Tariif pajak 15% berada di atas level di negara-negara, seperti Irlandia tetapi di bawah level terendah di G7. Amazon dan Google menyambut baik perjanjian tersebut dan Facebook mengatakan kemungkinan akan membayar lebih banyak pajak.

Nick Clegg, wakil presiden Facebook untuk urusan global dan mantan wakil perdana menteri Inggris mengatakan pihaknya ingin proses reformasi pajak internasional berhasil meski sadar akan berdampak pada beban pajak lebih besar yang harus dibayar Facebook.

Kesepakatan itu juga akan mengakhiri pajak layanan digital nasional yang dipungut oleh Inggris dan negara-negara Eropa lainnya, Pajak ini menurut Amerika Serikat ditargetkan secara tidak adil kepada raksasa teknologi AS.

Meski demikian, kesepakatan G-7 ini perlu mendapatkan dukungan dalam forum yang lebih luas yakni pertemuan G20, yang mencakup sejumlah negara berkembang. Pertemuan akan berlangsung bulan depan di Venesia.

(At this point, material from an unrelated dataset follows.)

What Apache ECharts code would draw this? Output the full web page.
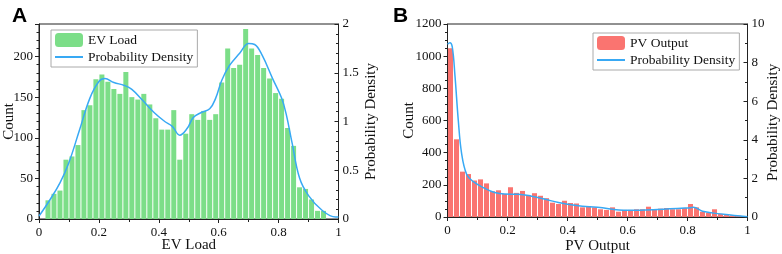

Perusahaan besar mana yang akan dicakup, dan bagaimana pemerintah membagi pendapatan pajak masih harus disepakati.

Jerman, Prancis dan Italia menyambut baik kesepakatan pajak tersebut, meskipun Menteri Keuangan Prancis Bruno Le Maire mengatakan akan memperjuangkan tarif pajak perusahaan minimum global yang lebih tinggi dari 15%.

Kelompok kampanye seperti badan amal pembangunan internasional Oxfam juga mengatakan tarif pajak minimum harus jauh lebih tinggi. "Mereka menetapkan standar yang sangat rendah sehingga perusahaan bisa saja melangkahinya," kata kepala kebijakan ketimpangan Oxfam, Max Lawson.

Namun, Menteri Kuangan Irlandia Paschal Donohoe mengatakan setiap kesepakatan global juga perlu memperhitungkan negara-negara kecil. Irlandia saat ini menerapkan tarif pajak perusahaan 12,5%,

Perjanjian tersebut tidak menjelaskan secara pasti bisnis mana yang akan dicakup oleh aturan, hanya mengacu pada "perusahaan multinasional terbesar dan paling menguntungkan".

Beberapa negara Eropa khawatir bahwa bisnis seperti Amazon bisa lolos karena melaporkan margin keuntungan yang lebih rendah daripada kebanyakan perusahaan teknologi terkenal lainnya.

Para menteri juga sepakat untuk mendorong perusahaan-perusahaan mendeklarasikan dampak kegiatan usahanya terhadap lingkungan. Dengan demikian, investor dapat lebih mudah memutuskan apakah akan berinvestasi ke negara tersebut.